Posted: 5:12 pm Thursday, April 24th, 2014
By Greg Bluestein
Gov. Nathan Deal played matchmaker to arrange the hiring of Chip Rogers last year to a six-figure gig at Georgia Public Broadcasting. His office’s fingerprints were all over his departure, too.
Rogers, once one of the most influential Republicans in Georgia, parted ways with GPB last week. Emails obtained through an Open Records request hint at what precipitated the move.
Chris Riley, the governor’s chief of staff, said in an April 17 note he received an anonymous email at his personal account with a link that showed Rogers was also holding down an outside job as government affairs guru for the Asian American Hotel Owners Association.
“This is the flyer we discussed this am,” he said in an email sent to COO Bart Gobeil around 10 a.m. that morning. He added: “I am not sure of the validity of the information so it will need to be verified but I thought Teya should be made aware,” a reference to GPB president Teya Ryan.
It should be noted that his outside work was common knowledge in political circles. This July 2012 AJC story mentions Rogers’ role as the “public face” of the hotel group.
Deal spokesman Brian Robinson said in a statement that the governor’s office had no knowledge of Rogers’ work.
“We were unaware of outside employment and we acted immediately to inform GPB once we learned of it,” said Robinson.
Gobeil, who had an 8 a.m. call that morning with Ryan on his calendar, responded a few minutes later that he “brought this to her attention” and that she will “review and take immediate appropriate action.”
That action, which Rogers confirmed, led to his split with the station. The former state Senate Majority Leader, who once called the GPB gig (which had a taxpayer-funded salary of $150,000) a “dream job,” told us in a statement over the weekend that he was focused on the future.

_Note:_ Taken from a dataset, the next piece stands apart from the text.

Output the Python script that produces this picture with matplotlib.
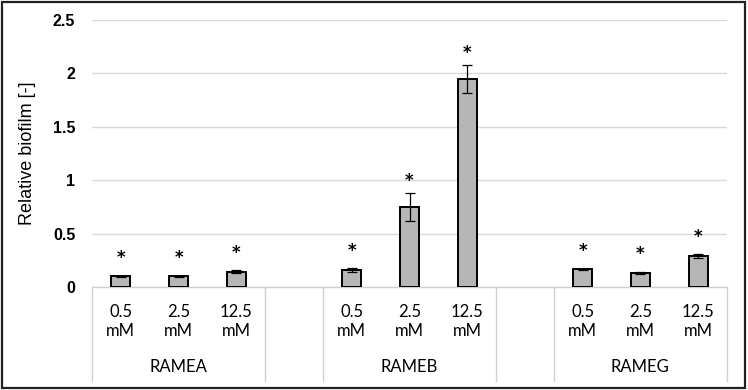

“I enjoyed my time with GPB,” Rogers said in the statement. “Our show had great ratings and my blog was the most widely read on the site. I look forward to my next challenge and wish the best for everyone at GPB.”
But the move may have been brewing for at least a month. Lawmakers in March redirected funds dedicated to GPB’s economic development television division to ventures that promote a “wide variety” of projects. The governor’s office often has a say in these late additions.
GPB still hasn’t returned calls seeking comment. But that aforementioned Rogers blog has been taken down.